Toronto International Film Festival

Toronto International Film Festival
The Toronto International Film Festival (TIFF, stylized as tiff.) is one of the biggest and most prestigious film festivals in North America, as well as one of the world’s largest publicly attended film festivals. It has been held in Toronto, Ontario, Canada every year since 1976. It is accredited by the International Federation of Film Producers Associations (FIAPF) as a non-competitive feature film festival.

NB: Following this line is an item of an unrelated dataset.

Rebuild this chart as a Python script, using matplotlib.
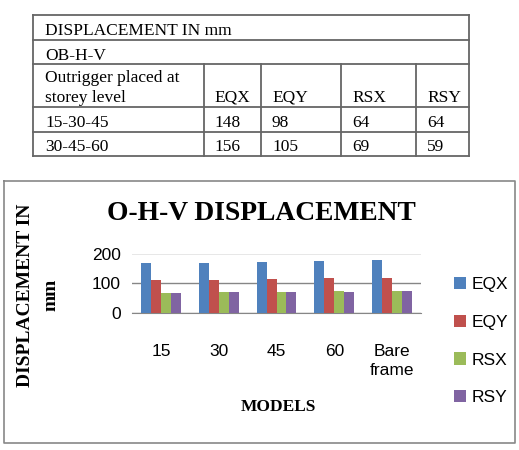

The Toronto International Film Festival was founded by Dusty Cohl, Bill Marshall and Henk van der Kolk. The inaugural festival was held in 1976 as the Toronto Festival of Festivals. The organizers chose such a name because they collected the best films from other film festivals around the world to screen them in Toronto. The first TIFF featured 127 films from 30 countries and attracted an audience of 35,000.

The festival has been constantly growing and developing since its inception. It attracts over 480,000 festival-goers annually, including more than 5,000 industry professionals. It begins on the Thursday after Labor Day (the first Monday of September) and lasts for 11 days.

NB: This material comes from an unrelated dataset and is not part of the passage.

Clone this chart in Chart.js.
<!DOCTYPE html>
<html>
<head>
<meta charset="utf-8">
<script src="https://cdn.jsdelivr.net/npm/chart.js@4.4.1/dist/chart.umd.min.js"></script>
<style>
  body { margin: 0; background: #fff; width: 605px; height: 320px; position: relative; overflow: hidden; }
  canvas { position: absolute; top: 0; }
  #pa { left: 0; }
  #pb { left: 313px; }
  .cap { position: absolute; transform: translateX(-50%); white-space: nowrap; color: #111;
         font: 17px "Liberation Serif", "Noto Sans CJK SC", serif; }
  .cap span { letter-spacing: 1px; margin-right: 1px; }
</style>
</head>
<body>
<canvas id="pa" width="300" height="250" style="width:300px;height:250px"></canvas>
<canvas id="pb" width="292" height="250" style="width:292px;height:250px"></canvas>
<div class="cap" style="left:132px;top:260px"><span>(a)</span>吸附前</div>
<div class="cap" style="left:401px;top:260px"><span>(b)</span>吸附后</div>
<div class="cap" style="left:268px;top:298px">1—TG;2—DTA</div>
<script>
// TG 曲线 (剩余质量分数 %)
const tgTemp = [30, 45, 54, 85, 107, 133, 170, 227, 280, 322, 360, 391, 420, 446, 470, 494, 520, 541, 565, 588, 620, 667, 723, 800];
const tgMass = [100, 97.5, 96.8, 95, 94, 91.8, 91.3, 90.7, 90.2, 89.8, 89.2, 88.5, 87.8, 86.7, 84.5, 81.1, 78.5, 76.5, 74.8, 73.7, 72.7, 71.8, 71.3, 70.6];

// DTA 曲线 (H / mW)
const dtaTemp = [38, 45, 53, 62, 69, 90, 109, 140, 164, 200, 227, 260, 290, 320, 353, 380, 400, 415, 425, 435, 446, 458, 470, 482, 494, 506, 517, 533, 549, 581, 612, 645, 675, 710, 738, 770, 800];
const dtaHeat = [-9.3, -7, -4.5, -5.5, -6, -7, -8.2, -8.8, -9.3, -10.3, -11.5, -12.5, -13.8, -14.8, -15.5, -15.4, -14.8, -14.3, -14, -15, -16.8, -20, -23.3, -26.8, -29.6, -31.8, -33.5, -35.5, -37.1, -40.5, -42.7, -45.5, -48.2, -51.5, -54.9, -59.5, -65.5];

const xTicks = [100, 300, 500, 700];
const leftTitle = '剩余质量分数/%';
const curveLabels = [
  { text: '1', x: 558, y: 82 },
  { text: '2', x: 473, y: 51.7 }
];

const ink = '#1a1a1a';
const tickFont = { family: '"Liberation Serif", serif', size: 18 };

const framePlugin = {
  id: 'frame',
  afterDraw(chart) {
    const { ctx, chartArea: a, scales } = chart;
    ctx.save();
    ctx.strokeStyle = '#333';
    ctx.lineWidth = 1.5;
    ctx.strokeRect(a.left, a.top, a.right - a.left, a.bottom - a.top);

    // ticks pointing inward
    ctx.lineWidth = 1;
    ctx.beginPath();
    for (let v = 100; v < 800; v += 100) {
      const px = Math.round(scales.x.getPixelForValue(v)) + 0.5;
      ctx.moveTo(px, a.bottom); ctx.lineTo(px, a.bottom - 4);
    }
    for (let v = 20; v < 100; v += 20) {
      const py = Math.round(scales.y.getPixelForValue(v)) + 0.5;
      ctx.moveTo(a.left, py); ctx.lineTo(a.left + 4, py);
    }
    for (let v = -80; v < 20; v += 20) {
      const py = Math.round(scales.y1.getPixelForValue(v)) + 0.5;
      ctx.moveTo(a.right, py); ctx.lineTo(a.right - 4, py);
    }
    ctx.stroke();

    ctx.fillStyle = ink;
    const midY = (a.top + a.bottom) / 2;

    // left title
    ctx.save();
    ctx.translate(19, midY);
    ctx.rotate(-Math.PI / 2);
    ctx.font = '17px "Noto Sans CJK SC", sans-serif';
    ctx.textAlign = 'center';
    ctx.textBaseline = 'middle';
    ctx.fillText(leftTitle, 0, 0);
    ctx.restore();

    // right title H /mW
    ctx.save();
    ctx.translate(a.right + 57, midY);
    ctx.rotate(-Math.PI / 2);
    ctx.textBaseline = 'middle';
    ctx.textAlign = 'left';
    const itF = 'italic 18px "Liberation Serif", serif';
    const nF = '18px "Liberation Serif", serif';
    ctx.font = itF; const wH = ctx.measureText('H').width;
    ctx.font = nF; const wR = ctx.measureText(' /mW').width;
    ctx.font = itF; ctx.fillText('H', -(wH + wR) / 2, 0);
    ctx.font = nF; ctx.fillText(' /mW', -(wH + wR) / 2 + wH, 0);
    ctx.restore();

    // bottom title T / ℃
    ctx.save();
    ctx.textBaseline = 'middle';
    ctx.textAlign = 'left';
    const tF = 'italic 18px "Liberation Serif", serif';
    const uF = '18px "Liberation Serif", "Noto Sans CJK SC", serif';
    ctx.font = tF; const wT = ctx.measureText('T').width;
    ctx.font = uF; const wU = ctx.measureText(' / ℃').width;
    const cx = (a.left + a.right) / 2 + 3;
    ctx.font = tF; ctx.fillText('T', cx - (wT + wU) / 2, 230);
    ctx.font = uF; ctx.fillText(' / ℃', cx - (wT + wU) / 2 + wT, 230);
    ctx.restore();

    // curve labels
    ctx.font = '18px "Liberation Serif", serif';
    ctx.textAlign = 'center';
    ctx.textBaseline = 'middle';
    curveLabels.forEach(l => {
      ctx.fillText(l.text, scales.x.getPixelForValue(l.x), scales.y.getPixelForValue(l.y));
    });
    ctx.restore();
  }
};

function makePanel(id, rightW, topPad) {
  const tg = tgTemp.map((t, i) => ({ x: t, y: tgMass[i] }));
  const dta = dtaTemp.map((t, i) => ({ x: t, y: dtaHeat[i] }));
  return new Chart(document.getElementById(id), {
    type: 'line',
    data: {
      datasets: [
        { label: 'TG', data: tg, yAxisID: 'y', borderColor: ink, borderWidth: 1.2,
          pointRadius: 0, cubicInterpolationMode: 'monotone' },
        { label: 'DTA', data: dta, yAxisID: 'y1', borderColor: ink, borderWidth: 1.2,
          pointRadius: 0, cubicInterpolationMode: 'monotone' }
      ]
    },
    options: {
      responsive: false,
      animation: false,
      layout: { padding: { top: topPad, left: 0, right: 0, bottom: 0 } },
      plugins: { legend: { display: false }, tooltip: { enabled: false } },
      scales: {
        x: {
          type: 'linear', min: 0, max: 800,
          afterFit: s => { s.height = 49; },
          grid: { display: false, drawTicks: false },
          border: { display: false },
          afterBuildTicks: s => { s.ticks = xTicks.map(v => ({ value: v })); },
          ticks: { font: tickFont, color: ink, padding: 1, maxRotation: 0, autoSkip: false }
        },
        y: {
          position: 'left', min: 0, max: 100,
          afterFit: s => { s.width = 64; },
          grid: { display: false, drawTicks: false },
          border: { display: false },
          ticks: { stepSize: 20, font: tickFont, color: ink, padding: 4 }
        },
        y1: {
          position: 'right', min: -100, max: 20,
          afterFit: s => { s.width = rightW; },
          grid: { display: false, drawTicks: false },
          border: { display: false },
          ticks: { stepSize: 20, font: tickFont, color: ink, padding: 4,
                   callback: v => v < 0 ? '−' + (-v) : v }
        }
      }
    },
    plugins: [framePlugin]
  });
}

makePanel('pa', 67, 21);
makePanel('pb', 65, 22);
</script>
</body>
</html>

Interestingly enough, it took some time before the Toronto International Film Festival managed to gain respect from major Hollywood studios. They were reluctant to submit their films because they felt that Toronto audiences would be too parochial for their projects. But things have changed since then. Today, TIFF is considered to be one of the most influential film festivals. According to Variety magazine, it is second only to the Cannes Film Festival in terms of high-profile films, stars in attendance and market activity.

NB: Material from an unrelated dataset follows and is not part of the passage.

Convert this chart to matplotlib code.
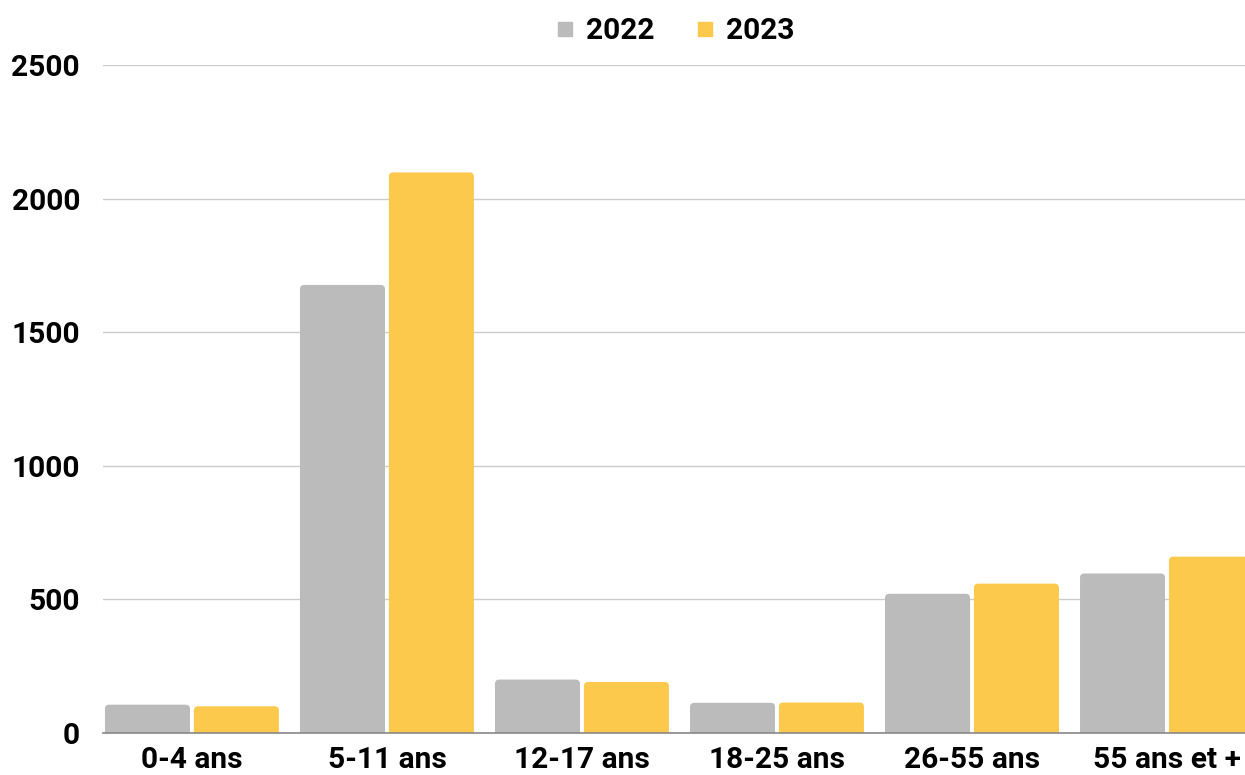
import numpy as np
import matplotlib
matplotlib.use('Agg')
from matplotlib import pyplot as plt
from matplotlib.patches import FancyBboxPatch
from matplotlib.lines import Line2D

categories = ['0-4 ans', '5-11 ans', '12-17 ans', '18-25 ans', '26-55 ans', '55 ans et +']
vals_2022 = [106, 1677, 200, 113, 521, 597]
vals_2023 = [100, 2098, 191, 114, 559, 660]
series_names = ['2022', '2023']
yticks = [0, 500, 1000, 1500, 2000, 2500]

grey = '#BBBBBB'
yellow = '#FDC94C'

plt.rcParams['font.family'] = ['Roboto', 'DejaVu Sans']
plt.rcParams['font.weight'] = 'bold'


def rounded_bars(ax, x, heights, width, color):
    # matplotlib bars have square corners; swap them for rounded boxes
    bars = ax.bar(x, heights, width, color=color)
    for b in bars:
        b.set_visible(False)
        r_x = 0.022
        r_y = 16
        box = FancyBboxPatch((b.get_x(), -r_y), b.get_width(), b.get_height() + r_y,
                             boxstyle='round,pad=0,rounding_size=%f' % r_x,
                             mutation_aspect=r_y / r_x,
                             facecolor=color, edgecolor='none', zorder=2)
        ax.add_patch(box)


def main():
    fig = plt.figure(figsize=(12.45, 7.75), dpi=100)
    ax = fig.add_axes([103 / 1245, 42 / 775, 1142 / 1245, 668 / 775])

    x = np.arange(len(categories))
    w = 0.436
    off = 0.228
    rounded_bars(ax, x - off, vals_2022, w, grey)
    rounded_bars(ax, x + off, vals_2023, w, yellow)

    ax.set_xlim(-0.456, 5.4)
    ax.set_ylim(0, 2500)
    ax.set_yticks(yticks)
    ax.set_yticklabels([str(v) for v in yticks])
    ax.set_xticks(x)
    ax.set_xticklabels(categories)
    ax.tick_params(axis='both', length=0, labelsize=21.5)
    ax.tick_params(axis='y', pad=16.5)
    ax.tick_params(axis='x', pad=9)

    ax.grid(axis='y', color='#CCCCCC', lw=1, zorder=0)
    ax.set_axisbelow(True)
    for s in ['top', 'right', 'left']:
        ax.spines[s].set_visible(False)
    ax.spines['bottom'].set_color('#888888')
    ax.spines['bottom'].set_linewidth(1.2)
    ax.spines['bottom'].set_zorder(3)

    handles = [Line2D([], [], marker='s', ls='none', color=grey, markersize=10),
               Line2D([], [], marker='s', ls='none', color=yellow, markersize=10)]
    fig.legend(handles, series_names, loc='center', bbox_to_anchor=(674 / 1245, 1 - 31 / 775),
               ncol=2, frameon=False, fontsize=21.5, handletextpad=0.3, columnspacing=1.3,
               handlelength=0.8)

    plt.savefig('out.png', dpi=100)


main()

TIFF is a non-competitive film festival; it lacks a professional jury and doesn’t hand out awards for various categories. It does, however, have the People’s Choice Award presented to the best feature film as voted by the festival audience. The People’s Choice winners at TIFF have often later earned Academy Award nominations for Best Film. The films that have earned both TIFF’s People’s Choice Award and the Oscar include Chariots of Fire, American Beauty, Slumdog Millionaire, The King’s Speech, and 12 Years a Slave.

The main venue of the Toronto International Film Festival is TIFF Bell Lightbox a cultural center in downtown Toronto constructed specifically for the festival. Along with the festival, it hosts year-round cultural events including film screenings, workshops, lectures, discussions, industry events, and more. Festival screenings are held at about 30 venues in downtown Toronto.